Pilavların mönülerde ana yemek olarak mutlaka beraberinde bir çeşit meyve hoşafı ile sunulduğunu görüyoruz. Pirinç pilavı ile yanında sunulan hoşaflar ya kuru meyveden yapılan üzüm, erik, kuru elma(kak) hoşafı veya ayva gibi taze meyveden yapılan hoşaflar olur; ya da hoşaf yerine bazen de şerbet verilirmiş. Zaman içinde halk mutfağında yoğurt, cacık ve ayran, hoşafa alternatif olarak pilavın yanında yer almış. Hem besin dengesi hem de nişastalı bir gıda olan pirinci yeme ve hazmetme kolaylığı sağlayan hoşaflar günümüzde unutulmuş vaziyette. Zaman içinde tarım ve tahıl işleme teknolojilerinin gelişmesiyle birlikte tüketiciye de hazırlama ve pişirme kolaylığı geldi. Yani bir ürün kalite standardı var. Bundan 25-30 sene önce açık satın aldığımız pirincin taşını ayıklar, kaynar suda uzun süre bekletir; rengi beyaz olsun diye içine tuz ve limon suyu eklenirdi. Günümüzde ise üstün teknoloji ile rafine edilen pirinçleri, markalı ambalajlarda tertemiz satın alıp soğuk suda sadece 10 dakika bekletip pişiriyoruz. Pilavlarımız da beyaz ve tane tane oluyor.
KESTANELİ PİLAV
4-6 kişilik
Gerekli malzeme:
2 su bardağı Osmancık pirinç
3 yemek kaşığı tereyağ
1 kase haşlanmış kestane
Yarım ayva
4-5 adet kuru kayısı
2 yemek kaşığı kuru üzüm
1 çay kaşığı tarçın
Tuz
3 su bardağı sıcak su
* Pirinci ılık suda ıslatıp 10 dk bekletin. Ayvayı soyup minik küpler halinde doğrayın. Kuru kayısıları ikiye üçe kesin. Tereyağı pilav tenceresinde eritip doğranmış ayva, üzüm ve kayısıları ekleyin. 5 dakika kadar orta ateşte kavurun.
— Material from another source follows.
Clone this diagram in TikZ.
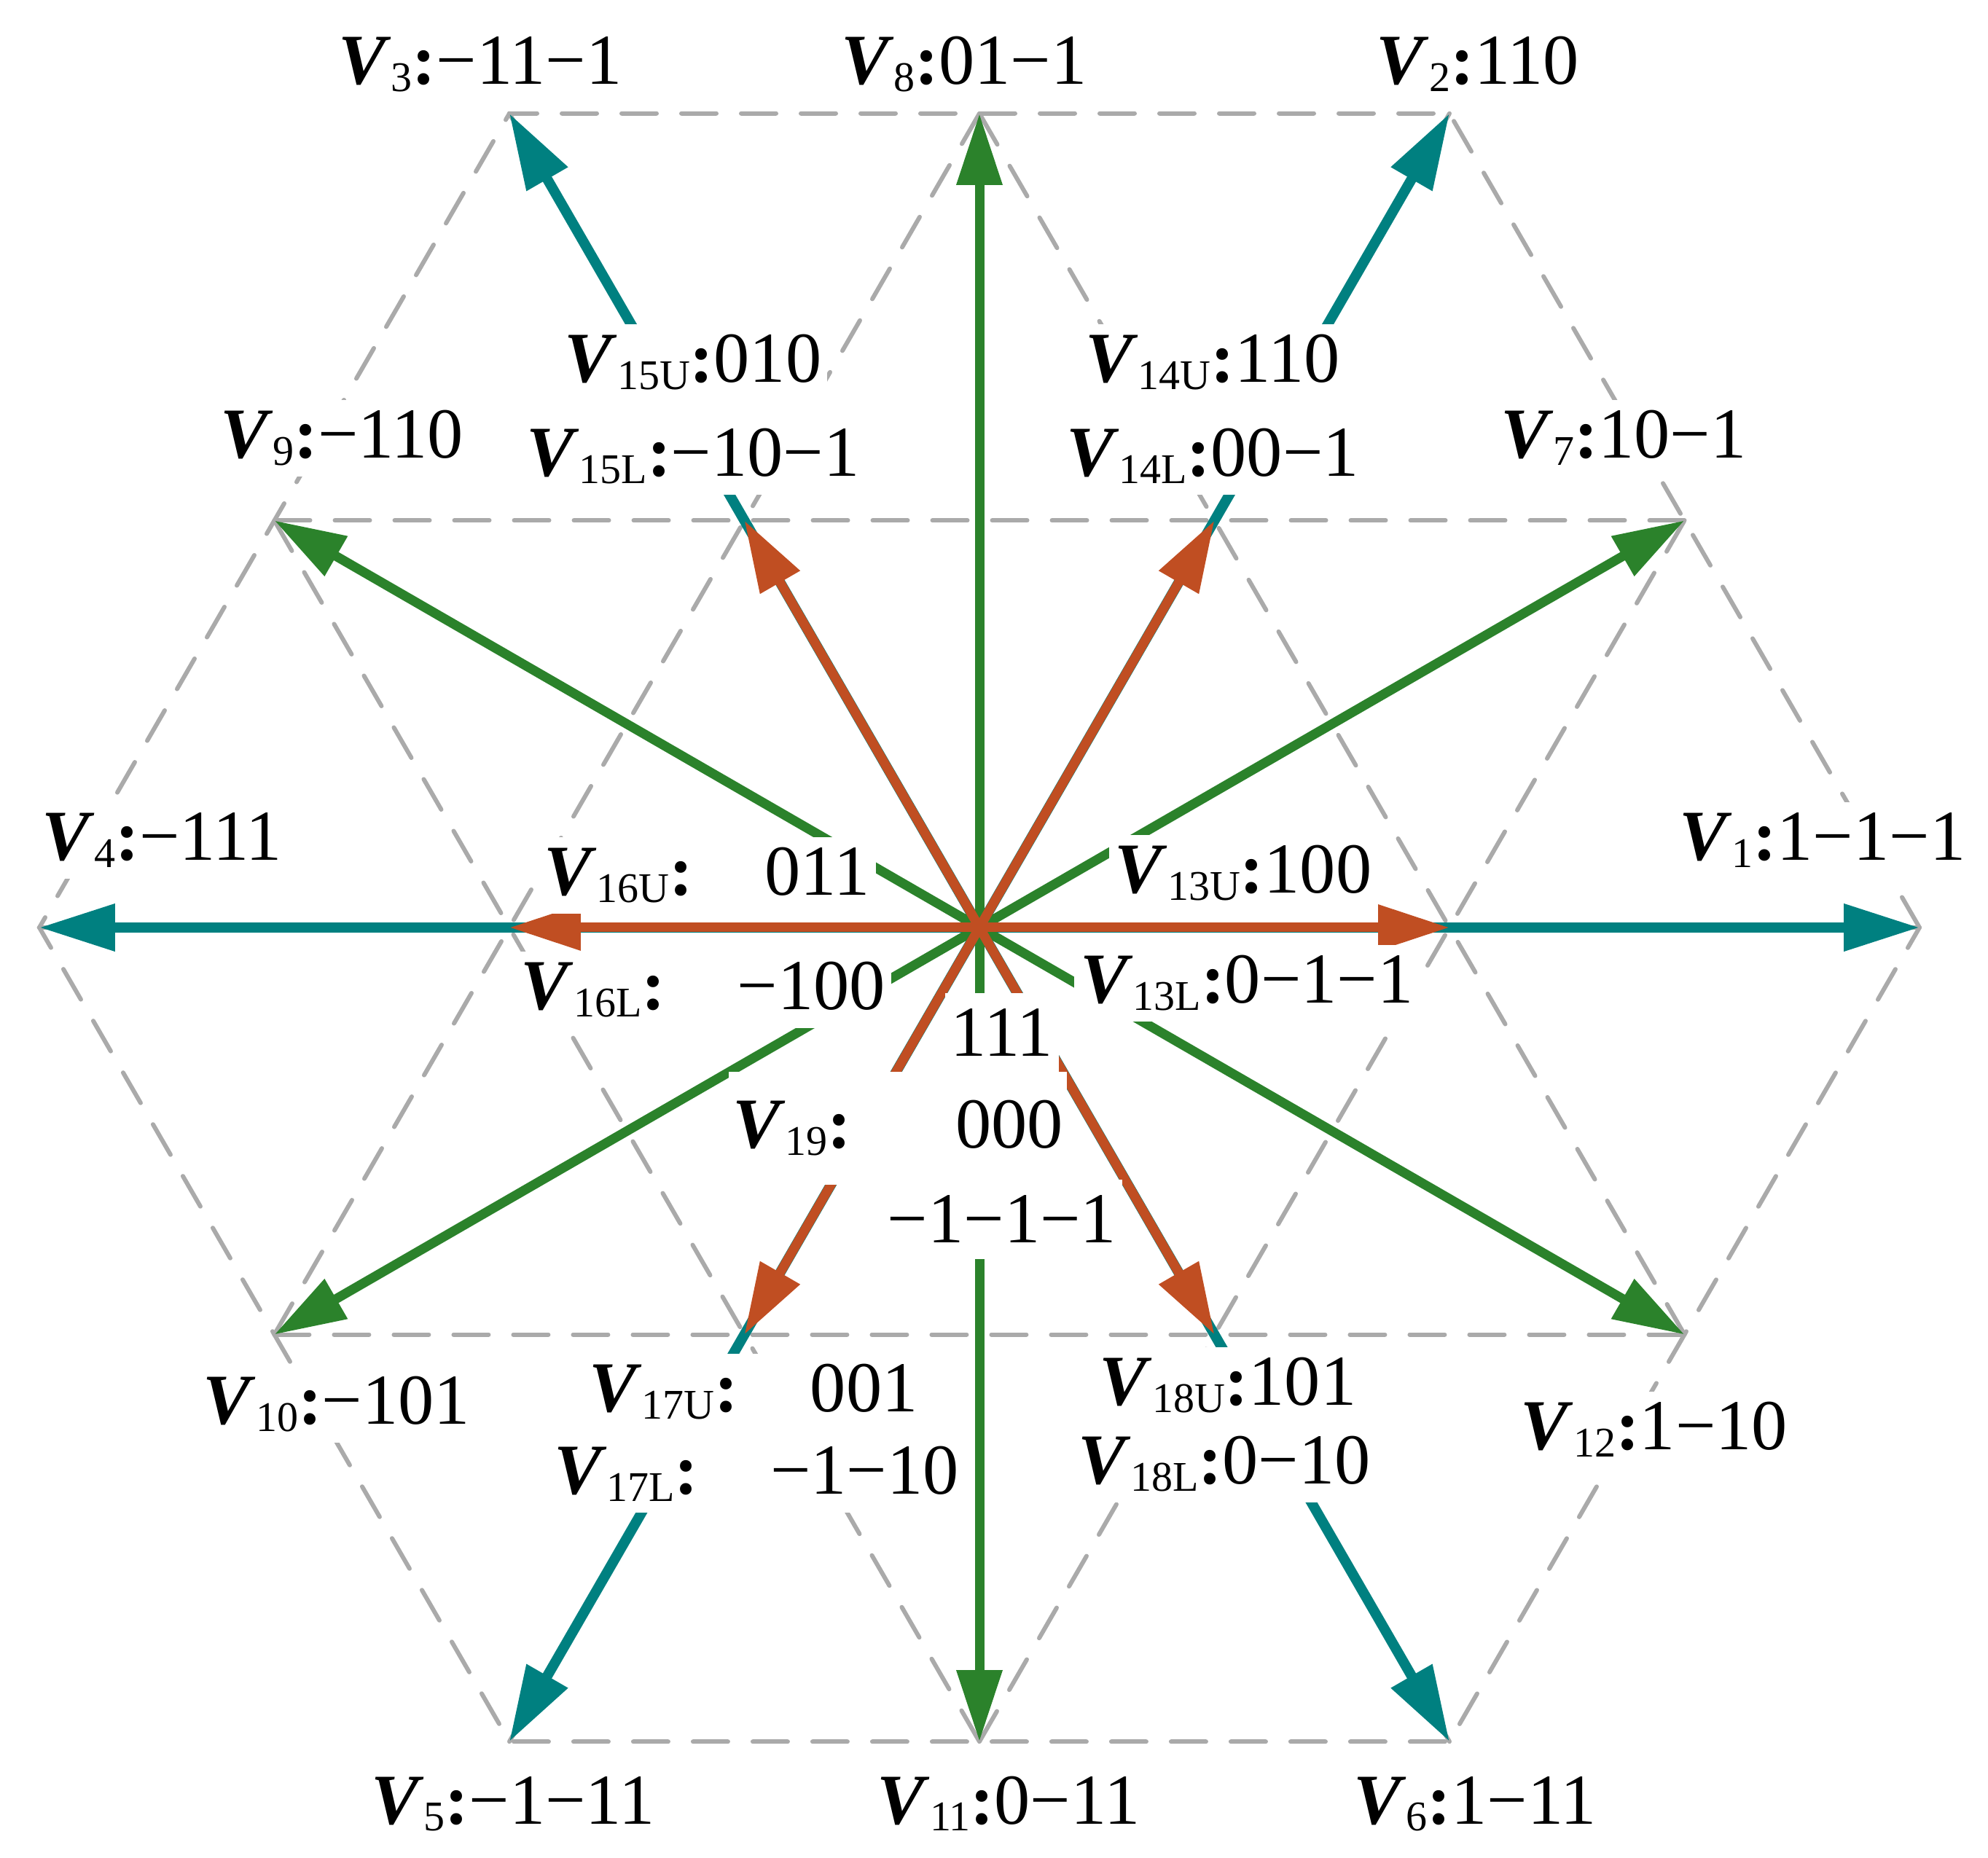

* Yıkanmış süzülmüş pirinci tencereye ilave edip kavurmaya devam edin. Haşlanmış kestaneleri, tuz ve tarçını ekleyip karıştırın. Üzerine 3 bardak sıcak su ilave edip kapağını kapatın. Kısık ateşte suyunu çekene kadar pişirin. 20 dk demlendirin. Tahta kaşıkla harmanlayıp sıcak olarak servis yapın. Afiyet olsun.